Folding, spindeling, and mutilating lauguage for fun since Aug, 2004
Saturday, July 21, 2007

So we’ve had a couple of Chinese exchange students living in our house for a few days now.  Shen Zhexin and Gong Xiaosui from the city of Loudi in Hunan Provence in China.

 

They are really nice kids.  Like, really really nice.  We had two of their classmates over today to play basketball and football and such.  Wanna know how nice they are?  Their idea of trash talking is one of the boys, gestured to a chair and said “Ladies first” to another boy.  Gales of laughter, and what I can only assume is the Chinese teenager version of “oooo!  SNAP!” ensued.

The target of the jibe laughed loudest of all.

All of the students speak English beautifully.  We have no problem understanding them.

They are very kind and assure me that my Chinese is very good.  Their teacher is also kind, but is also helpful in correcting me, so I know that the boys are just being nice.

Also, when Grasshopper had to take a bathroom break for basketball, they asked me to stand in for him, so I did.  Adventure Boy passed me the ball and I made a break for the basket.  Both Shen and Gong rushed me, and made a great show of trying vigorously to take the ball away from me…yet never came close.  I shot and scored a basket.  They congratulated me.  I pretended that I was completely unaware of their subterfuge.

Grasshopper is already talking about how sad it will be to see them return home to China.  He said “They don’t let me do anything for myself, they just treat me like a little brother.”

It’s been a lot of fun.  We’ve learned a lot.  Primarily, our children have learned how easy they have it.  Shen and Gong begin school at 7:00 in the morning, and continue until 10:00 at night.  They are not allowed to play video games at all.  Their summer vacation is only one month long (half of it, they are spending here, studying American culture).

Shen and Gong are very lively and engaged in everything.  However, when there is nothing going on, Shen falls asleep.  But as long as there is anything to learn or something new to do, he is awake, alert and absorbing it like a sponge.

Adventure Boy and Grasshopper have probably played more basketball in the last few days than they have their whole lives.

 

Anything we show them , or do with them is always greeted with exclamations of “lovely” “wonderful”,  “I like it” and such.  It has been quite an intense few days, but everything is going very well, I think.

Saturday, July 21, 2007 9:13:49 PM (Central Standard Time, UTC-06:00) | Comments [2] | #
Saturday, July 21, 2007 10:27:11 PM (Central Standard Time, UTC-06:00)
Exchange students are great. How long are they staying with you?

How's your Chinese coming along? Are you able to use it to communicate yet?
Monday, July 23, 2007 5:54:43 AM (Central Standard Time, UTC-06:00)
If my pronounciation doesn't come out well, then they stick to common conversation scripts, and I can make it to about four turns. If I happen to hit the tomes right, and they think I am more advanced, I get lost right away.

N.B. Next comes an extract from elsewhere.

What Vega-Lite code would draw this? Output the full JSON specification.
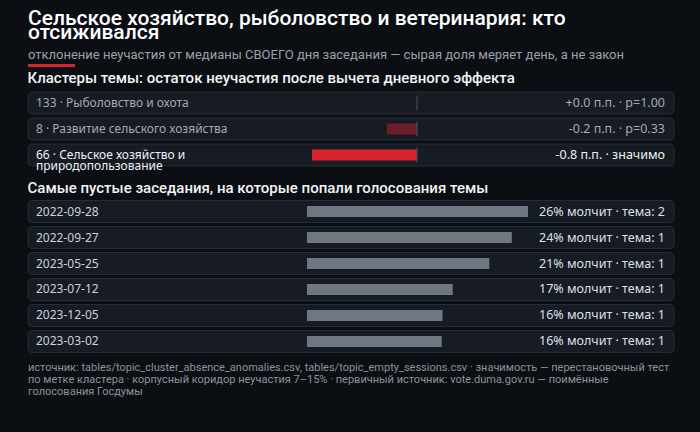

Of course, my non-verbal skills are very high (two years as a child in student family housing on a college campus surrounded by an international community of the children of grad students, as well as due to my mother's work with refugees, and two foster brothers from Vietnam and ther friends, so I need very few words really to commuicate.

I'm still getting the grammer down...one of the weaknesses of the "listen-and-learn" model... but getting good pronounciation, and learning native speaker vocal rythems is also very important, and this is excellent for that.

I am beginning to realize that I will not be able to settle for merely speaking. When dealing with a foreign language, I find it so useful to be able to write the word I am trying to say in the case where the person I am talking to does not recognize it from my pronouciation.

sigh. I feel very old and slow-witted when I ponder the task of learning a whole 'nother alphabet with thousands of letters in it.